Теперь у фирмы «Медэп» (бывшей лаборатории) обширные зарубежные связи, большая программа и свой лечебно-диагностический центр.
— Алексей Алексеевич, — спросил я Малина, — объясните, с какой стати математик Золотов ринулся в медицину?
— У нас мало времени, и я скажу коротко, — повернувшись к большому хорошему портрету Золотова, сказал Малин. — Евгений Васильевич был человеком широкой натуры и больших страстей. И переживал разные увлечения. Уверовав в традиционную восточную медицину, занялся переводами. Вытащил из её истории всё. Потом сказал: то, что делает Джуна, с помощью наших приборов будет делать любая медсестра. Сегодня мы близки к этому. А как мы работали! Тема неплановая, и над схемами мы ломали головы по ночам. Скажет мне: «Лёша, тащи хлеба и колбасы, остаёмся». На монтажных столах и засыпали.
В жизни Золотова было три этапа: сибирский (последний), тверской — самый продолжительный, и евпаторийский — самый ранний.
Там, в Евпатории, нежась после военного лихолетья под южным солнцем, будущие доктора наук чертили на песочке символы своих первых прозрений.
— Мы были молодыми лейтенантами и, как полагается молодости, жили весело и бесшабашно, — рассказывал Николай Никитович Федотенков. — Золотов уже тогда выделялся. В засекреченной нашей конторе, переросшей потом в НИИ-2, он был всегда первым — первым кандидатом наук, первым профессором, позже стал единственным среди нас академиком. Отличался смелым, независимым умом. Мог самому маршалу сказать: это неперспективная тема. И отвергал её.
Рассказывают, что, обладая поистине компьютерным аналитическим мышлением, широчайшей научной эрудицией и редкой интуицией, Золотов с одного взгляда мог отличить стоящую идею от пустышки.
В политехническом институте, занимаясь проблемами системных исследований, он рецензировал многие научные работы. И, бывало, пробежав глазами несколько формул и перелистав рукопись, тут же отбрасывал её в сторону: «Здесь ничего нового нет. Бред сивой кобылы». Всё, к теме можно было не возвращаться.
Приходил на учёный совет, впивался глазами в какого-то заикающегося от волнения паренька и тащил его к себе за рукав: «Завтра же приходи ко мне на кафедру».

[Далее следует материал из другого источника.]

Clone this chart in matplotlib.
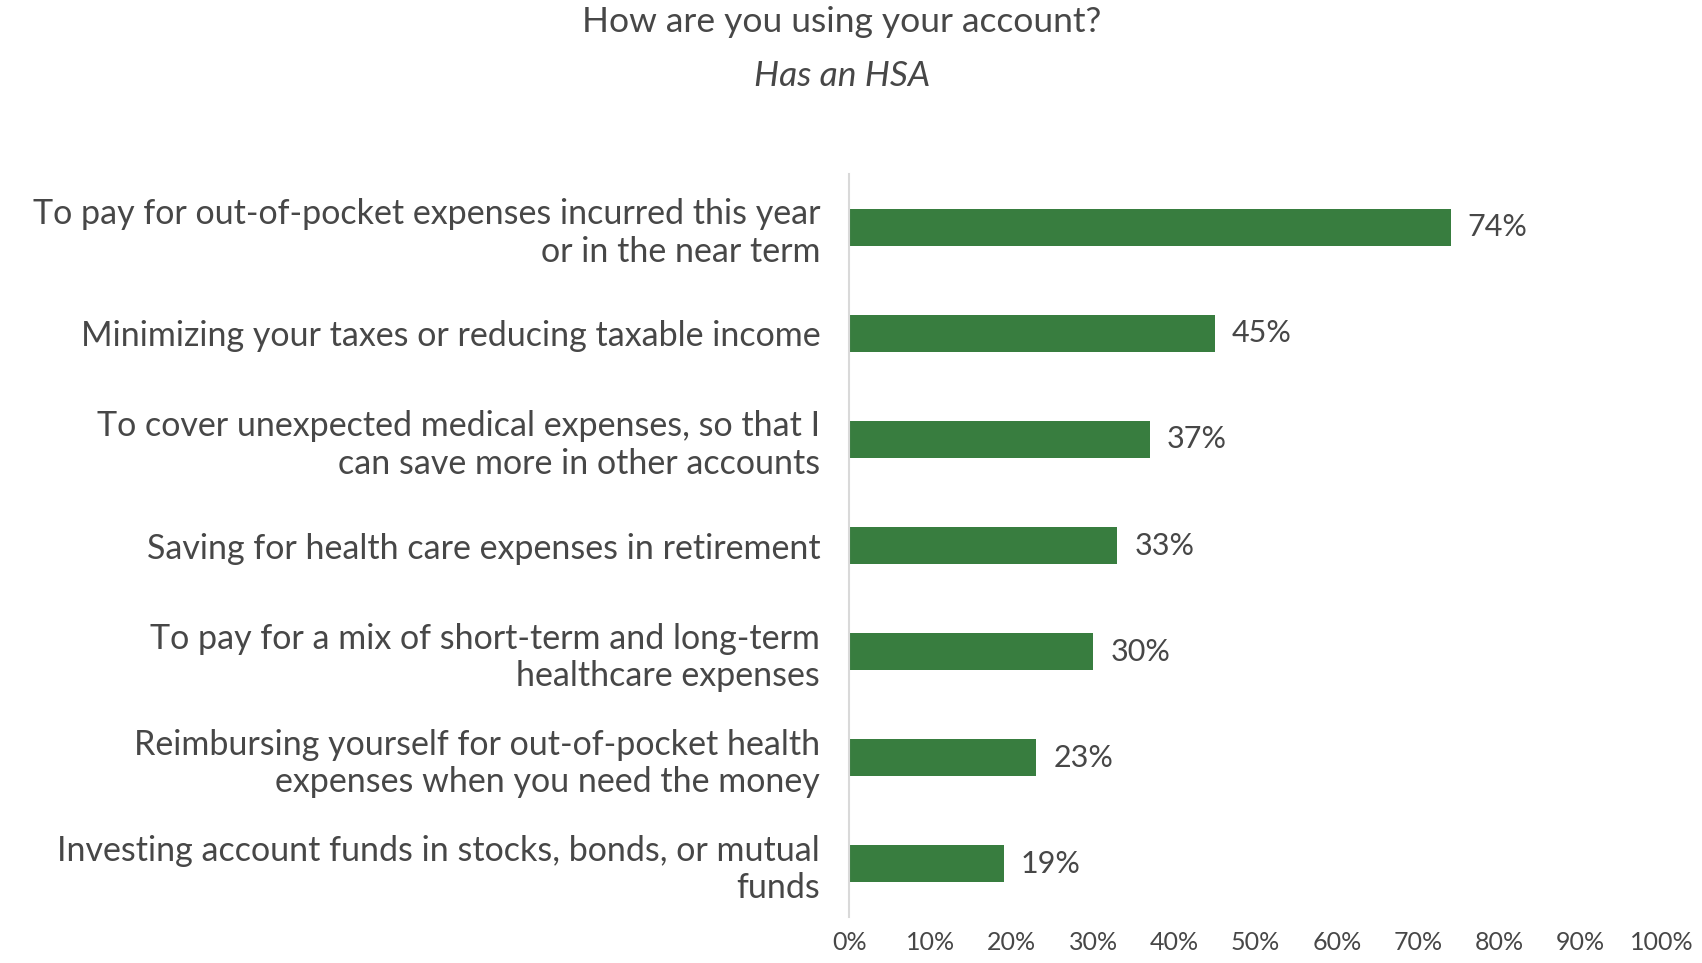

Если ректор или партком, являя свою власть, заваливали нужную тему, Золотов отправлялся в министерство, в ЦК, шёл там напролом и выходил победителем.
Вспоминает ещё один его ученик, Герман Иванович Лукьянов:
— Будучи непререкаемым авторитетом в научном мире, он ни в коей мере не был высокомерным человеком. Ничего от корифея или вельможи. К молодым учёным и толковым студентам относился отечески. Но бездарность в науку не пускал. От него вышло более 20 профессоров, вместе с тем, видя, что человек не тянет, Золотов говорил ему необидно: «Слушай, ты хороший лектор, этим делом впредь и занимайся. Договорились?»
...Домашний архив Золотова оказался неожиданно бедным.